Так прошли два года, за время которых случилось только одно поистине грустное событие – смерть Станкевича. Вот что писал по этому поводу Тургенев Грановскому: “Нас постигло великое несчастие, Грановский. Едва я могу собраться с силами писать. Мы потеряли человека, которого мы любили, в кого мы верили, кто был нашей гордостью и надеждой. 24 июня в Нови скончался Станкевич. Я бы мог, я бы должен здесь кончить письмо. Что остается мне сказать? К чему вам теперь мои слова? Не для вас, более для меня продолжаю я письмо: я сблизился с ним в Риме, я его видел каждый день и начал оценять его светлый ум, теплое сердце, всю прелесть его души. Тень близкой смерти уже тогда лежала на нем… Я оглядываюсь, ищу напрасно. Кто из нашего поколения может заменить нашу потерю?… Кто достойней примет от умершего завещание его великих мыслей и не даст погибнуть его влиянию, будет идти по его дороге, в его духе, с его силой?… Но нет, мы не должны унывать и преклоняться. Сойдемтесь – дадим друг другу руки, станем теснее: один из нас упал, быть может лучший. Но возникают, возникнут другие: рука Бога не перестает сеять в души зародыши великих стремлений, и рано или поздно свет победит тьму”.
Как ни риторична форма этого письма – оно несомненно искренне.

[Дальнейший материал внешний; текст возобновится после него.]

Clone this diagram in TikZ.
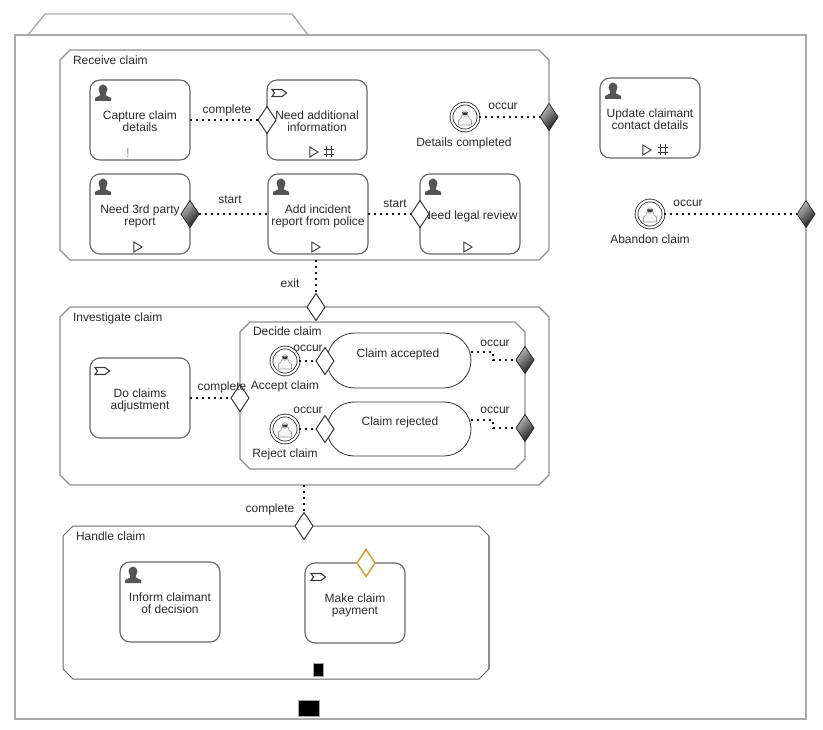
\documentclass[tikz,border=0pt]{standalone}
\usepackage{fontspec}
\setmainfont{Liberation Sans}
\usetikzlibrary{shapes.geometric,shapes.misc}
\definecolor{edge}{HTML}{666666}
\definecolor{stageline}{HTML}{8E8E8E}
\definecolor{caseline}{HTML}{ABABAB}
\definecolor{ink}{HTML}{2A2A2A}
\definecolor{icon}{HTML}{555555}
\definecolor{gold}{HTML}{C8A02E}
\newcommand{\stageoutline}[2][]{%
  \draw[stageedge,#1] ([xshift=10pt]#2.north west) -- ([xshift=-10pt]#2.north east) -- ([yshift=-10pt]#2.north east)
    -- ([yshift=10pt]#2.south east) -- ([xshift=-10pt]#2.south east) -- ([xshift=10pt]#2.south west)
    -- ([yshift=10pt]#2.south west) -- ([yshift=-10pt]#2.north west) -- cycle;}
\newcommand{\tasklines}[1]{\raisebox{-3pt}[\height][\depth]{\begin{tabular}{@{}c@{}}#1\end{tabular}}}
\tikzset{
  x=1pt,y=-1pt,
  every node/.style={font=\fontsize{12}{12}\selectfont,text=ink,inner sep=0pt,outer sep=0pt},
  lab/.style={align=center,yshift=-0.8pt},
  task/.style={draw=edge,line width=1.1pt,rounded corners=10pt,minimum width=100pt,minimum height=80pt,fill=white},
  stage/.style={rectangle},
  stageedge/.style={draw=stageline,line width=1.3pt,fill=white},
  whited/.style={diamond,draw=black!85,line width=0.9pt,fill=white,minimum width=18pt,minimum height=27pt},
  darkd/.style={diamond,draw=black!85,line width=0.7pt,left color=black!25,right color=black!90,shading angle=45,minimum width=18pt,minimum height=27pt},
  golddiam/.style={diamond,draw=gold,line width=1.5pt,fill=white,minimum width=18pt,minimum height=27pt},
  evt/.style={circle,draw=black!85,line width=0.8pt,double=white,double distance=2pt,minimum size=27pt,fill=white},
  mile/.style={rounded rectangle,draw=black!80,line width=0.8pt,fill=white},
  conn/.style={draw=black!90,line width=1.9pt,dash pattern=on 2.2pt off 3.8pt},
  blk/.style={draw=black!35,line width=0.7pt,fill=black},
  usericon/.pic={
    \fill[icon] (0,-3.5) circle[x radius=4.5pt,y radius=5pt];
    \fill[icon] (-3,0) -- (3,0) -- (3,2.5) -- (8,5) -- (8,8) -- (-8,8) -- (-8,5) -- (-3,2.5) -- cycle;
  },
  tagicon/.pic={
    \draw[icon!70!black,line width=1.1pt] (-7,-3.5) -- (3,-3.5) -- (7.5,0) -- (3,3.5) -- (-7,3.5) -- (-4.5,0) -- cycle;
  },
  playicon/.pic={
    \draw[icon!70!black,line width=0.9pt] (-4.2,-5) -- (4.2,0) -- (-4.2,5) -- cycle;
  },
  hashicon/.pic={
    \draw[icon!70!black,line width=0.9pt] (-2.5,-5.5) -- (-2.5,5.5) (2.5,-5.5) -- (2.5,5.5) (-5,-2.5) -- (5,-2.5) (-5,2.5) -- (5,2.5);
  },
  personicon/.pic={
    \draw[black!40,line width=0.6pt,fill=black!4] (-3,-2) -- (3,-2) -- (4,1) -- (6.5,3) -- (6.5,8) -- (-6.5,8) -- (-6.5,3) -- (-4,1) -- cycle;
    \draw[black!40,line width=0.5pt,fill=black!4] (0,-3.5) circle[radius=2.8pt];
    \fill[black!80] (-2.8,-4.5) arc[start angle=180,end angle=360,radius=2.8pt] -- cycle;
  }
}
\begin{document}
\begin{tikzpicture}
\useasboundingbox (0,0) rectangle (823,730);
\fill[white] (0,0) rectangle (823,730);
% case
\draw[caseline,line width=1.4pt] (28,35) -- (45,14) -- (292,14) -- (308,35);
\node[draw=caseline,line width=1.4pt,minimum width=791pt,minimum height=684pt] (casebox) at (410.5,377) {};
% stages
\node[stage,minimum width=489pt,minimum height=210pt] (receive) at (304.5,155) {};
\node[stage,minimum width=489pt,minimum height=178pt] (investigate) at (304.5,396) {};
\node[stage,minimum width=285pt,minimum height=147pt] (decide) at (382.5,395.5) {};
\node[stage,minimum width=426pt,minimum height=153pt] (handle) at (276,602.5) {};
\stageoutline{receive}
\stageoutline{investigate}
\stageoutline{decide}
\stageoutline[draw=edge,line width=1pt]{handle}
\draw[stageline,line width=1.3pt] ([yshift=-10pt]handle.north east) -- ([yshift=10pt]handle.south east);
\node[lab,anchor=west] (lreceive) at (73,59.5) {Receive claim};
\node[lab,anchor=west] (linvestigate) at (73,317.5) {Investigate claim};
\node[lab,anchor=west] (ldecide) at (253,330.5) {Decide claim};
\node[lab,anchor=west] (lhandle) at (76,535.5) {Handle claim};
% tasks
\node[task] (capture) at (140,120) {\tasklines{Capture claim\\details}};
\node[task] (additional) at (317,120) {\tasklines{Need additional\\information}};
\node[task] (third) at (140,214) {\tasklines{Need 3rd party\\report}};
\node[task] (incident) at (318,214) {\tasklines{Add incident\\report from police}};
\node[task] (legal) at (470,214) {\tasklines{Need legal review}};
\node[task] (update) at (650,118) {\tasklines{Update claimant\\contact details}};
\node[task] (adjust) at (140,398) {\tasklines{Do claims\\adjustment}};
\node[task] (inform) at (170,602) {\tasklines{Inform claimant\\of decision}};
\node[task] (payment) at (355,603) {\tasklines{Make claim\\payment}};
% task markers
\foreach \px/\py in {103/93,103/187,281/187,433/187,613/91,133/575}
  \pic at (\px,\py) {usericon};
\foreach \px/\py in {279/93,102/371,318/577}
  \pic at (\px,\py) {tagicon};
\foreach \px/\py in {314/152,138/247,316/247,468/247,647/150}
  \pic at (\px,\py) {playicon};
\foreach \px/\py in {329/152,663/150}
  \pic at (\px,\py) {hashicon};
\node[text=black!40,font=\fontsize{13}{13}\selectfont] (bang) at (128,153) {!};
% milestones
\node[mile,minimum width=144pt,minimum height=55pt] (accepted) at (399,360.5) {};
\node[mile,minimum width=144pt,minimum height=54pt] (rejected) at (399,429) {};
\node[lab] (taccepted) at (398,354) {Claim accepted};
\node[lab] (trejected) at (400,422) {Claim rejected};
% events
\node[evt] (evdetails) at (465,117) {};
\node[evt] (evabandon) at (650,214) {};
\node[evt] (evaccept) at (285,361) {};
\node[evt] (evreject) at (285,429) {};
\foreach \px/\py in {465/117,650/214,285/361,285/429}
  \pic at (\px,\py) {personicon};
\node[lab] (cdetails) at (464,143) {Details completed};
\node[lab] (cabandon) at (650,238.5) {Abandon claim};
\node[lab] (caccept) at (285,386) {Accept claim};
\node[lab] (creject) at (285,454) {Reject claim};
% diamonds
\node[whited] (dcomplete) at (267,120) {};
\node[darkd] (dthird) at (190,214) {};
\node[whited] (dlegal) at (420,214) {};
\node[darkd] (ddetails) at (549,117) {};
\node[darkd] (dabandon) at (806,214) {};
\node[whited] (dexit) at (316,307) {};
\node[whited] (ddecide) at (240,398) {};
\node[whited] (dacc) at (325,361) {};
\node[whited] (drej) at (325,429) {};
\node[darkd] (dacco) at (525,360) {};
\node[darkd] (drejo) at (525,428) {};
\node[whited] (dhandle) at (304,526) {};
\node[golddiam] (dgold) at (366,563) {};
% connectors
\draw[conn] (capture.east) -- (dcomplete.west);
\draw[conn] (dthird.east) -- (incident.west);
\draw[conn] (incident.east) -- (dlegal.west);
\draw[conn] (evdetails.east) -- (ddetails.west);
\draw[conn] (evabandon.east) -- (dabandon.west);
\draw[conn] (receive.south -| dexit.north) -- (dexit.north);
\draw[conn] (investigate.south -| dhandle.north) -- (dhandle.north);
\draw[conn] (adjust.east) -- (ddecide.west);
\draw[conn] (evaccept.east) -- (dacc.west);
\draw[conn] (evreject.east) -- (drej.west);
\coordinate (acs) at (471,352);
\coordinate (rjs) at (471,420);
\draw[conn] (acs) -- (493,352) -- (493,360) -- (dacco.west);
\draw[conn] (rjs) -- (493,420) -- (493,428) -- (drejo.west);
% connector labels
\node[lab] (lcomplete) at (227,110) {complete};
\node[lab] (lstarta) at (230,199) {start};
\node[lab] (lstartb) at (395,203) {start};
\node[lab] (loccura) at (503,106) {occur};
\node[lab] (loccurb) at (688,203) {occur};
\node[lab] (lexit) at (290,282) {exit};
\node[lab] (lcompleteb) at (222,386.5) {complete};
\node[lab] (loccurc) at (308,348) {occur};
\node[lab] (loccurd) at (308,410) {occur};
\node[lab] (loccure) at (495,342.5) {occur};
\node[lab] (loccurf) at (495,409.5) {occur};
\node[lab] (lcompletec) at (270,508.5) {complete};
% collapsed blocks
\node[blk,minimum width=10pt,minimum height=13pt] (blka) at (318,670) {};
\node[blk,minimum width=21pt,minimum height=16pt] (blkb) at (308.5,708) {};
\end{tikzpicture}
\end{document}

Вернувшись из-за границы, Тургенев в 1843 году впер вые серьезно вступил на литературное поприще своей поэмой “Параша”. Ничего особенного, выдающегося, чего-нибудь такого, что предвещало бы нарождение нового крупного таланта, в этом произведении нет. Однако оно возбудило довольно шумные толки, так как западничество Тургенева выявилось в “Параше” полностью и даже с юношеским задором. “Заподозрив в нем, – говорит Анненков, – с первых же его шагов истого западника, партия, недружелюбно смотревшая на образцы чуждого воспитания и развития, словно задалась мыслью собрать как можно более помех на его жизненном пути. Целая коллекция пустых анекдотов о его словах, выражениях, замечаниях собиралась тщательно противниками и пускалась в ход с нужными прикрасами и дополнениями.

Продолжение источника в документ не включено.